Though the professors interviewed by Bloomberg BNA see signs of change, Norberg also underscores something else that Lytton said isn't new—the role of torts in regulating health and safety.
The case, Lytton said, “fits a larger pattern that I don’t think is new of the role of the torts system in regulating health and safety. And that’s the role of adding additional incentives to those government enforcement actions and industry’s own private attempts to self-regulate through private standards.”
Mark Grady, who teaches torts, antitrust and other courses at UCLA School of Law, agrees.
“Tort law is the most basic and comprehensive safety regulation we have in the U.S. The jury’s verdict reflects that tort law can be a useful addition to the regulation of gun sales, especially gun sales to those who are especially risky owners of guns. If the verdict reflects any trend, it is simply that regulations restricting gun sales to proper persons have become more important to our national safety,” Grady told Bloomberg BNA in an e-mail.
The professors also agreed that the question of whether Norberg is a landmark case can't be answered yet. “The ultimate impact of this case may depend on what happens on appeal. If the verdict is overturned, then this case will have little impact,” Winkler said.
Shortly after the verdict, James B. Vogts, an attorney for Badger Guns, said that he planned to appeal. Reached again Oct. 28, Vogts, of Chicago-based, Swanson, Martin & Bell, LLP, declined to make any “substantive comment” on the lawsuit while it's pending.

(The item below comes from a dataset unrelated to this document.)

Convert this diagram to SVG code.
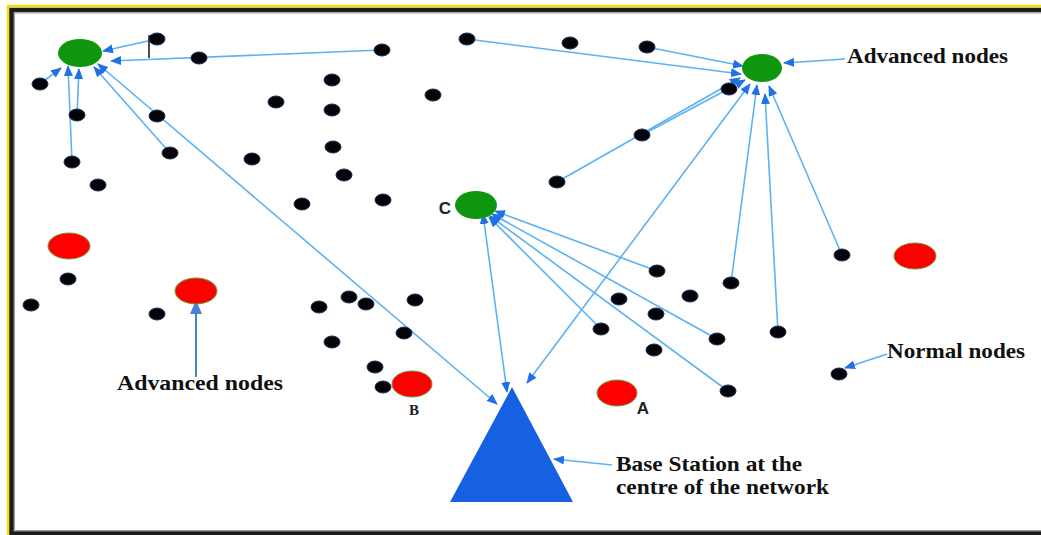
<svg xmlns="http://www.w3.org/2000/svg" width="1041" height="535" viewBox="0 0 1041 535">
<style>
.n{fill:#030308;stroke:#1b2f55;stroke-width:1}
.r{fill:#ff0000;stroke:#6f9a3a;stroke-width:1}
.g{fill:#0f960f}
.c{fill:none;stroke:#5cb2f2;stroke-width:1.6}
.lbl{font-family:"Liberation Serif","Times New Roman",serif;font-weight:bold;font-size:21px;fill:#111}
.ltr{font-family:"Liberation Sans",Arial,sans-serif;font-weight:bold;font-size:17px;fill:#222;text-anchor:middle}
</style>
<defs>
<marker id="ah" markerUnits="userSpaceOnUse" markerWidth="11" markerHeight="9" refX="10" refY="4.5" orient="auto-start-reverse">
<path d="M0,0 L11,4.5 L0,9 z" fill="#2070e6"/>
</marker>
<marker id="ah2" markerUnits="userSpaceOnUse" markerWidth="14" markerHeight="12" refX="13" refY="6" orient="auto">
<path d="M0,0 L14,6 L0,12 z" fill="#4a7fd6"/>
</marker>
</defs>
<rect x="0" y="0" width="1041" height="535" fill="#ffffff"/>
<path d="M8,535 V6 H1041" fill="none" stroke="#f2e200" stroke-width="2.5"/>
<rect x="11.5" y="10" width="1040" height="523.5" fill="#ffffff" stroke="#1c1c1c" stroke-width="4.5"/>
<path d="M14.5,530 V13 H1041 M14.5,530.5 H1041" fill="none" stroke="#9a9a9a" stroke-width="1"/>

<g id="connectors">
<path class="c" d="M157,39 L103,51" marker-end="url(#ah)"/>
<path d="M149,58 V36 H157" fill="none" stroke="#111" stroke-width="1.5"/>
<path class="c" d="M382,50 L111,61" marker-end="url(#ah)"/>
<path class="c" d="M40,84 L61,68" marker-end="url(#ah)"/>
<path class="c" d="M72,162 L68,66" marker-end="url(#ah)"/>
<path class="c" d="M77,115 L79,69" marker-end="url(#ah)"/>
<path class="c" d="M170,153 L94,67" marker-end="url(#ah)"/>
<path class="c" d="M98,64 L497,404" marker-start="url(#ah)" marker-end="url(#ah)"/>
<path class="c" d="M467,39 L741,74" marker-end="url(#ah)"/>
<path class="c" d="M647,47 L743,66" marker-end="url(#ah)"/>
<path class="c" d="M557,182 L740,78" marker-end="url(#ah)"/>
<path class="c" d="M642,135 L745,80" marker-end="url(#ah)"/>
<path class="c" d="M527,383 L750,84" marker-start="url(#ah)" marker-end="url(#ah)"/>
<path class="c" d="M731,283 L757,85" marker-end="url(#ah)"/>
<path class="c" d="M778,332 L765,94" marker-end="url(#ah)"/>
<path class="c" d="M842,255 L769,86" marker-end="url(#ah)"/>
<path class="c" d="M845,59 L784,63" marker-end="url(#ah)"/>
<path class="c" d="M507,392 L483,214" marker-start="url(#ah)" marker-end="url(#ah)"/>
<path class="c" d="M657,271 L495,211" marker-end="url(#ah)"/>
<path class="c" d="M601,329 L489,217" marker-end="url(#ah)"/>
<path class="c" d="M717,339 L492,214" marker-end="url(#ah)"/>
<path class="c" d="M728,391 L490,216" marker-end="url(#ah)"/>
<path d="M196,377 L196,301" fill="none" stroke="#4a7fd6" stroke-width="2" marker-end="url(#ah2)"/>
<path class="c" d="M887,354 L845,368" marker-end="url(#ah)"/>
<path class="c" d="M612,465 L554,459" marker-end="url(#ah)"/>
</g>

<g id="base-station"><polygon points="512,387 450,502 573,502" fill="#1660e2"/></g>

<g id="adv-green-tl"><ellipse class="g" cx="80" cy="53" rx="22" ry="14"/></g>
<g id="adv-green-tr"><ellipse class="g" cx="762" cy="68" rx="20" ry="14"/></g>
<g id="adv-green-c"><ellipse class="g" cx="476" cy="205" rx="21" ry="14"/></g>

<g id="adv-red-1"><ellipse class="r" cx="69" cy="246" rx="21" ry="13"/></g>
<g id="adv-red-2"><ellipse class="r" cx="196" cy="291" rx="21" ry="13"/></g>
<g id="adv-red-b"><ellipse class="r" cx="412" cy="384" rx="20" ry="13"/></g>
<g id="adv-red-a"><ellipse class="r" cx="617" cy="393" rx="20" ry="13"/></g>
<g id="adv-red-3"><ellipse class="r" cx="915" cy="256" rx="21" ry="13"/></g>

<g id="n1"><ellipse class="n" cx="157" cy="39" rx="8" ry="6"/></g>
<g id="n2"><ellipse class="n" cx="199" cy="58" rx="8" ry="6"/></g>
<g id="n3"><ellipse class="n" cx="382" cy="50" rx="8" ry="6"/></g>
<g id="n4"><ellipse class="n" cx="467" cy="39" rx="8" ry="6"/></g>
<g id="n5"><ellipse class="n" cx="570" cy="43" rx="8" ry="6"/></g>
<g id="n6"><ellipse class="n" cx="647" cy="47" rx="8" ry="6"/></g>
<g id="n7"><ellipse class="n" cx="40" cy="84" rx="8" ry="6"/></g>
<g id="n8"><ellipse class="n" cx="77" cy="115" rx="8" ry="6"/></g>
<g id="n9"><ellipse class="n" cx="157" cy="116" rx="8" ry="6"/></g>
<g id="n10"><ellipse class="n" cx="170" cy="153" rx="8" ry="6"/></g>
<g id="n11"><ellipse class="n" cx="72" cy="162" rx="8" ry="6"/></g>
<g id="n12"><ellipse class="n" cx="98" cy="185" rx="8" ry="6"/></g>
<g id="n13"><ellipse class="n" cx="276" cy="102" rx="8" ry="6"/></g>
<g id="n14"><ellipse class="n" cx="332" cy="80" rx="8" ry="6"/></g>
<g id="n15"><ellipse class="n" cx="332" cy="110" rx="8" ry="6"/></g>
<g id="n16"><ellipse class="n" cx="333" cy="147" rx="8" ry="6"/></g>
<g id="n17"><ellipse class="n" cx="344" cy="175" rx="8" ry="6"/></g>
<g id="n18"><ellipse class="n" cx="252" cy="159" rx="8" ry="6"/></g>
<g id="n19"><ellipse class="n" cx="302" cy="204" rx="8" ry="6"/></g>
<g id="n20"><ellipse class="n" cx="383" cy="200" rx="8" ry="6"/></g>
<g id="n21"><ellipse class="n" cx="433" cy="95" rx="8" ry="6"/></g>
<g id="n22"><ellipse class="n" cx="642" cy="135" rx="8" ry="6"/></g>
<g id="n23"><ellipse class="n" cx="557" cy="182" rx="8" ry="6"/></g>
<g id="n24"><ellipse class="n" cx="729" cy="89" rx="8" ry="6"/></g>
<g id="n25"><ellipse class="n" cx="68" cy="279" rx="8" ry="6"/></g>
<g id="n26"><ellipse class="n" cx="31" cy="305" rx="8" ry="6"/></g>
<g id="n27"><ellipse class="n" cx="157" cy="314" rx="8" ry="6"/></g>
<g id="n28"><ellipse class="n" cx="319" cy="307" rx="8" ry="6"/></g>
<g id="n29"><ellipse class="n" cx="349" cy="297" rx="8" ry="6"/></g>
<g id="n30"><ellipse class="n" cx="366" cy="304" rx="8" ry="6"/></g>
<g id="n31"><ellipse class="n" cx="415" cy="300" rx="8" ry="6"/></g>
<g id="n32"><ellipse class="n" cx="404" cy="333" rx="8" ry="6"/></g>
<g id="n33"><ellipse class="n" cx="332" cy="342" rx="8" ry="6"/></g>
<g id="n34"><ellipse class="n" cx="375" cy="367" rx="8" ry="6"/></g>
<g id="n35"><ellipse class="n" cx="383" cy="387" rx="8" ry="6"/></g>
<g id="n36"><ellipse class="n" cx="657" cy="271" rx="8" ry="6"/></g>
<g id="n37"><ellipse class="n" cx="619" cy="299" rx="8" ry="6"/></g>
<g id="n38"><ellipse class="n" cx="690" cy="296" rx="8" ry="6"/></g>
<g id="n39"><ellipse class="n" cx="656" cy="314" rx="8" ry="6"/></g>
<g id="n40"><ellipse class="n" cx="601" cy="329" rx="8" ry="6"/></g>
<g id="n41"><ellipse class="n" cx="654" cy="350" rx="8" ry="6"/></g>
<g id="n42"><ellipse class="n" cx="842" cy="255" rx="8" ry="6"/></g>
<g id="n43"><ellipse class="n" cx="731" cy="283" rx="8" ry="6"/></g>
<g id="n44"><ellipse class="n" cx="778" cy="332" rx="8" ry="6"/></g>
<g id="n45"><ellipse class="n" cx="717" cy="339" rx="8" ry="6"/></g>
<g id="n46"><ellipse class="n" cx="839" cy="374" rx="8" ry="6"/></g>
<g id="n47"><ellipse class="n" cx="728" cy="391" rx="8" ry="6"/></g>

<g id="labels">
<text class="lbl" x="847" y="63" textLength="161" lengthAdjust="spacingAndGlyphs">Advanced nodes</text>
<text class="lbl" x="117" y="390" textLength="166" lengthAdjust="spacingAndGlyphs">Advanced nodes</text>
<text class="lbl" x="887" y="358" textLength="138" lengthAdjust="spacingAndGlyphs">Normal nodes</text>
<text class="lbl" x="616" y="471" textLength="186" lengthAdjust="spacingAndGlyphs">Base Station at the</text>
<text class="lbl" x="616" y="494" textLength="213" lengthAdjust="spacingAndGlyphs">centre of the network</text>
<text class="ltr" x="445" y="214">C</text>
<text class="ltr" x="414" y="415" style="font-family:'Liberation Serif','Times New Roman',serif;font-size:15px">B</text>
<text class="ltr" x="643" y="414">A</text>
</g>
</svg>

Vogts did say though that the parties' post-verdict motions must be filed by Nov. 16 and the court will hear them Dec. 14.
Notices of appeal are due within 30 days of the trial court’s rulings on those motions, he said.
Lytton said that “the question of what the meaning of negligent entrustment is” is likely to come up on appeal.
“The jury found there was negligent entrustment here. And that’s going to be a significant question on appeal beyond this case because the lawsuit based on the Sandy Hook shooting invokes the theory of negligent entrustment,” Lytton said.
“And while of course a court’s decision in Wisconsin is not binding on a state court in Connecticut, there will be attention paid to what the discussion and the analysis is in the appellate court in Wisconsin,” he said.